WRITTEN TASK ▸
Leave out all pictures. Return exactly the lines from the top of the material through the line containing "plt.rcParams['axes.unicode_minus'] = False".

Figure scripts
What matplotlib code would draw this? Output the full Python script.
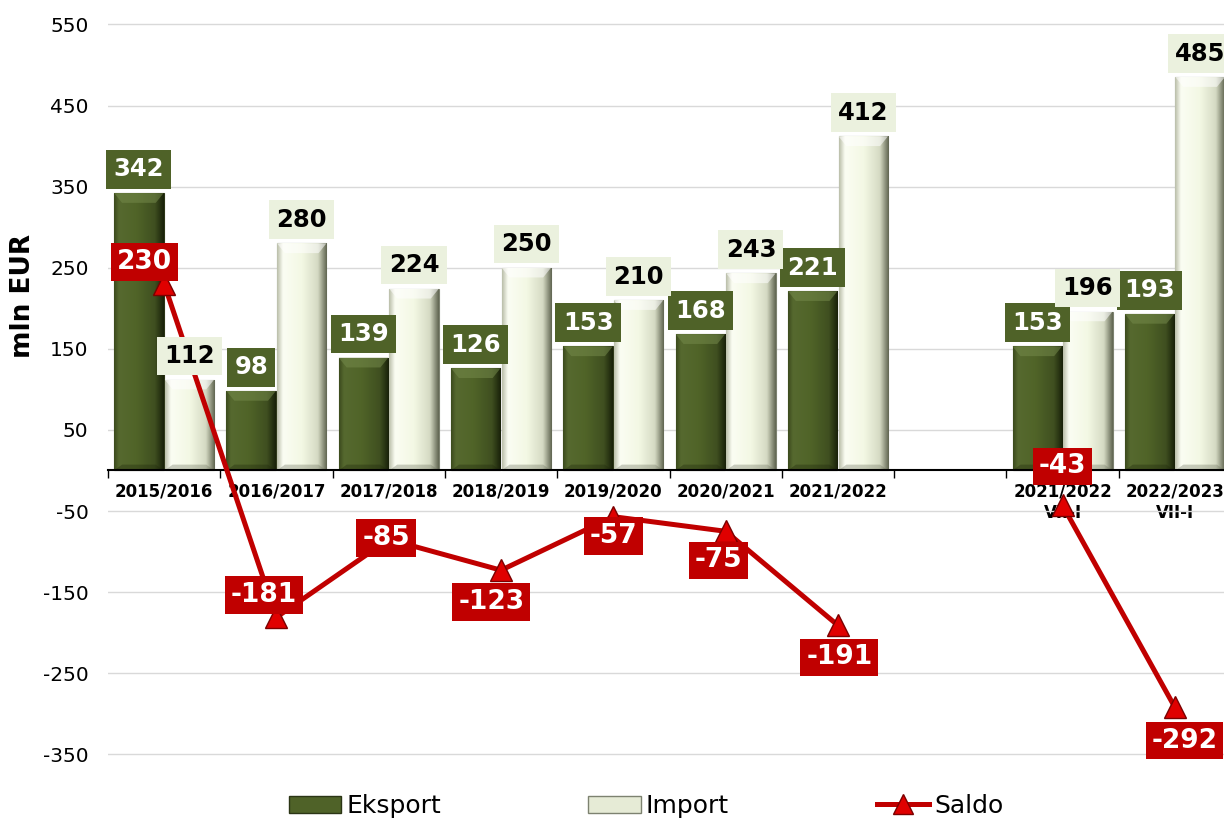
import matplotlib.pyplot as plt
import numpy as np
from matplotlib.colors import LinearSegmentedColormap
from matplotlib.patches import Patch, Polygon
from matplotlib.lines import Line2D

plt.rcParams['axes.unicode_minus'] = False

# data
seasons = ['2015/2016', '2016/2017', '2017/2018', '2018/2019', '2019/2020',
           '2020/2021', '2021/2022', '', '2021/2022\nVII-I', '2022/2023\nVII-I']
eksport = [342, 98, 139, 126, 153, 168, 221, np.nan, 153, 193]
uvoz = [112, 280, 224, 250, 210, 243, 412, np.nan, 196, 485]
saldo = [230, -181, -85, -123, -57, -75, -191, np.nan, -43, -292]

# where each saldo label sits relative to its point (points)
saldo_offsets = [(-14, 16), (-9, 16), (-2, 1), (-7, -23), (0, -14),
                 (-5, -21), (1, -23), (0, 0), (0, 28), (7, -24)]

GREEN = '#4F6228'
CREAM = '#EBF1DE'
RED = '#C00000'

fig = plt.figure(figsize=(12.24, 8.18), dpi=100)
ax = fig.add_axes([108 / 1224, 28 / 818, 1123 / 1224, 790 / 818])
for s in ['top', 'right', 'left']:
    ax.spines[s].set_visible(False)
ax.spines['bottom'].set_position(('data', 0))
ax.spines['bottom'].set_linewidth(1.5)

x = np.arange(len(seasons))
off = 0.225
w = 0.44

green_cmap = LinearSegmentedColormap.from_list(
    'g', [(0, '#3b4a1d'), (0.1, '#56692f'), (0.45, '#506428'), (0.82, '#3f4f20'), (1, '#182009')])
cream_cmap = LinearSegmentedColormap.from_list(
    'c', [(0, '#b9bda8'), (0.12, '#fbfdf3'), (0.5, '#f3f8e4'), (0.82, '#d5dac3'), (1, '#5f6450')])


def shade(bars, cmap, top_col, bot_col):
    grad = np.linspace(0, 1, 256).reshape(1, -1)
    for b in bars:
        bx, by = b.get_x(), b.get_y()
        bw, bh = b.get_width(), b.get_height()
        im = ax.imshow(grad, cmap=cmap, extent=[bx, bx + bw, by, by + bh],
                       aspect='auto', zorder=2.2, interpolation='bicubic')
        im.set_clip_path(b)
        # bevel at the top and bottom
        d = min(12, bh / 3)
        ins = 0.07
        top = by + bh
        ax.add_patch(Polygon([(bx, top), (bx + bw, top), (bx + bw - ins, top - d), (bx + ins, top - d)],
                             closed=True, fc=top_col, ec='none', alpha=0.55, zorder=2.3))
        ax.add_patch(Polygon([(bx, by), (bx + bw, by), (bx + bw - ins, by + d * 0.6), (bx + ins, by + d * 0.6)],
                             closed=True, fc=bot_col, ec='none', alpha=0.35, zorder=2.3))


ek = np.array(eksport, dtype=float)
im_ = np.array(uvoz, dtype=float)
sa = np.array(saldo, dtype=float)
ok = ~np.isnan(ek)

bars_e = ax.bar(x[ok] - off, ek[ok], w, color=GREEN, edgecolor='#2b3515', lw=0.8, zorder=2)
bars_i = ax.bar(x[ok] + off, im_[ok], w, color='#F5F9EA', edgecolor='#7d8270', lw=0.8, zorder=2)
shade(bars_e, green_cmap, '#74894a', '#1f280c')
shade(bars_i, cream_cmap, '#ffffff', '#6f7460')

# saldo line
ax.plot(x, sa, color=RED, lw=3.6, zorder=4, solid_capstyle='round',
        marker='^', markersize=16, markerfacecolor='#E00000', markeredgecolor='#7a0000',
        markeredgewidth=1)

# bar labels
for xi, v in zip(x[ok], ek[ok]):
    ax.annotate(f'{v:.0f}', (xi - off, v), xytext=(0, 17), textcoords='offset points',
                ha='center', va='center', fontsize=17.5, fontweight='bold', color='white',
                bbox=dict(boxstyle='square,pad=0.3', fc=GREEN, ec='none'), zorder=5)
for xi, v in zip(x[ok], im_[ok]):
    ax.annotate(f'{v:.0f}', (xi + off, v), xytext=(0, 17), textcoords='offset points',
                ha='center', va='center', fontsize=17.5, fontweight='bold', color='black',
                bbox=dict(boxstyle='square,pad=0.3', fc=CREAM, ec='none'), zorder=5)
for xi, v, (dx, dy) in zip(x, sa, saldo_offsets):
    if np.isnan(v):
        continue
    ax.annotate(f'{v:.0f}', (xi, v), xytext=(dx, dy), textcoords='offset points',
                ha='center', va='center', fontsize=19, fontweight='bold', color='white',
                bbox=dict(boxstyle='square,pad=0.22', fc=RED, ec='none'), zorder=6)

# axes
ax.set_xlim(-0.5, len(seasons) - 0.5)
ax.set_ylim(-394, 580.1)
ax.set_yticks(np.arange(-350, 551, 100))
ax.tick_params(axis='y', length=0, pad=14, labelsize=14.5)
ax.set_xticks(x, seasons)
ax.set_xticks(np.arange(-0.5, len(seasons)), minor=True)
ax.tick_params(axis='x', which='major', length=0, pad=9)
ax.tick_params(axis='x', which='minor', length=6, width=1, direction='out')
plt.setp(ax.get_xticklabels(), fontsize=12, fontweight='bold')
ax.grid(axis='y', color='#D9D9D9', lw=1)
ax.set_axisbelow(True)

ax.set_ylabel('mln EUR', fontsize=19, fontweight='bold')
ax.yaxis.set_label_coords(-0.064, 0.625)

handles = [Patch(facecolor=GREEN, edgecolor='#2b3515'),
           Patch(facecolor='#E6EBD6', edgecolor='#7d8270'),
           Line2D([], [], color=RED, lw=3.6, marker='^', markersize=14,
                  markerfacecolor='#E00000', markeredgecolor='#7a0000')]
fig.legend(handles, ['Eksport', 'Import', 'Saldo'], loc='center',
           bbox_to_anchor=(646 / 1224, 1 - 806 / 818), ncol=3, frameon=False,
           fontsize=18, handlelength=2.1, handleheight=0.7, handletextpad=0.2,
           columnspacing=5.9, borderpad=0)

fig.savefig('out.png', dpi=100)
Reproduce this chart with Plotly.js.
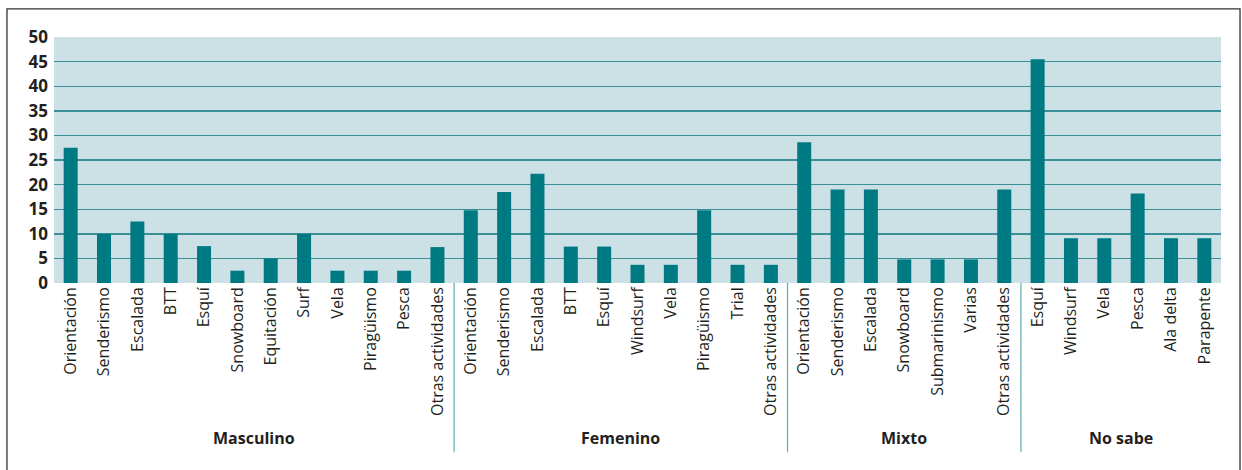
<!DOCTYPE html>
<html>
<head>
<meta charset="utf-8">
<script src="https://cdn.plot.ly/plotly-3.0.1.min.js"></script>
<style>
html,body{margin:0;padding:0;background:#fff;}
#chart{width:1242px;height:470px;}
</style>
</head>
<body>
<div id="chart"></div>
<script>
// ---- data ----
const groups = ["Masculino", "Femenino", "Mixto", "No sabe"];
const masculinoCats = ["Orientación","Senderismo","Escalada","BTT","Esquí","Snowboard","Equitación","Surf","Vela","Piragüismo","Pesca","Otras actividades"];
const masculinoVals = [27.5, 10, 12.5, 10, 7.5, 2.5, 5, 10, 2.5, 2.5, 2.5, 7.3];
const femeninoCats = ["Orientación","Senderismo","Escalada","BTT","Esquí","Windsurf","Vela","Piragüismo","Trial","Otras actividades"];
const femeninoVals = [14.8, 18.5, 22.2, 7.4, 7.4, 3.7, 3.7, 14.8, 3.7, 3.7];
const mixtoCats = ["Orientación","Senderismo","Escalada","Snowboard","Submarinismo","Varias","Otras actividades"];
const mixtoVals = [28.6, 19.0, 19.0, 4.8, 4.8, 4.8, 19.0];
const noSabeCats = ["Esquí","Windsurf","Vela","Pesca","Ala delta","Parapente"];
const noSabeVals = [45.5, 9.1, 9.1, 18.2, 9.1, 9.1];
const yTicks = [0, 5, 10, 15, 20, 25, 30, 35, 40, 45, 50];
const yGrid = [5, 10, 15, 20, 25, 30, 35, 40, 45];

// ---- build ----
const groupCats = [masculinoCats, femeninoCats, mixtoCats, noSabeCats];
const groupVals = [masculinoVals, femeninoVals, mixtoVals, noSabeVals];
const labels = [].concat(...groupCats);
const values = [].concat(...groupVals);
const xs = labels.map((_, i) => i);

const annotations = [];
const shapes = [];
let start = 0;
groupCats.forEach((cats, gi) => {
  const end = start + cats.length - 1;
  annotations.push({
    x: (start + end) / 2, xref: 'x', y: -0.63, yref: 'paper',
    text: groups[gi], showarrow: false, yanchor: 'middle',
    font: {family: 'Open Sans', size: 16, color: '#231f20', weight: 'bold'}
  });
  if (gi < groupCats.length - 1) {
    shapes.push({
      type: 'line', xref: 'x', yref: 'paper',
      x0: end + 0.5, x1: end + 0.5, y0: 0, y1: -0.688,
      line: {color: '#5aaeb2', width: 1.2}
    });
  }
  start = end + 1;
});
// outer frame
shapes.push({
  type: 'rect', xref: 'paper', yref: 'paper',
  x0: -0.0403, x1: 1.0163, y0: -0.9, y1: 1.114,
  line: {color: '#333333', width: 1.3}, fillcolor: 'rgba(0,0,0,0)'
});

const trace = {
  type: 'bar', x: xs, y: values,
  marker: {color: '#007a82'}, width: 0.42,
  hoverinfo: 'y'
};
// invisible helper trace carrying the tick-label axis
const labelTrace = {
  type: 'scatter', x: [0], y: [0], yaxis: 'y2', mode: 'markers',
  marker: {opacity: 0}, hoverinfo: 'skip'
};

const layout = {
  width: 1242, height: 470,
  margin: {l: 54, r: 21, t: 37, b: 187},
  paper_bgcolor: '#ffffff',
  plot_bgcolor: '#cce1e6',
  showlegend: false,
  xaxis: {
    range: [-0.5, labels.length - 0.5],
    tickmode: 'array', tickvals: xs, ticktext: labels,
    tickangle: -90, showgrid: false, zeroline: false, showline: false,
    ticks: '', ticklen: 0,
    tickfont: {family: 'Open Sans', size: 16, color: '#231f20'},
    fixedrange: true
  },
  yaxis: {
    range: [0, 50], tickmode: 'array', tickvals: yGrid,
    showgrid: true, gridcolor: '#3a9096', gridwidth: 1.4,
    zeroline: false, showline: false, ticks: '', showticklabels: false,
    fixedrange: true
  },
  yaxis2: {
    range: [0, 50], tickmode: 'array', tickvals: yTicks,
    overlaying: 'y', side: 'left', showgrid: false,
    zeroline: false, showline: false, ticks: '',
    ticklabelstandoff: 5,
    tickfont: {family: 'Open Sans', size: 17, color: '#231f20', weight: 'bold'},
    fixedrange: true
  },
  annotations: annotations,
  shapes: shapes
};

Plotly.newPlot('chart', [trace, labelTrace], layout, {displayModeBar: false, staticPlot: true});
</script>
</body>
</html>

ANSWER IN FULL ▸
What matplotlib code would draw this? Output the full Python script.
import matplotlib.pyplot as plt
import numpy as np
from matplotlib.colors import LinearSegmentedColormap
from matplotlib.patches import Patch, Polygon
from matplotlib.lines import Line2D

plt.rcParams['axes.unicode_minus'] = False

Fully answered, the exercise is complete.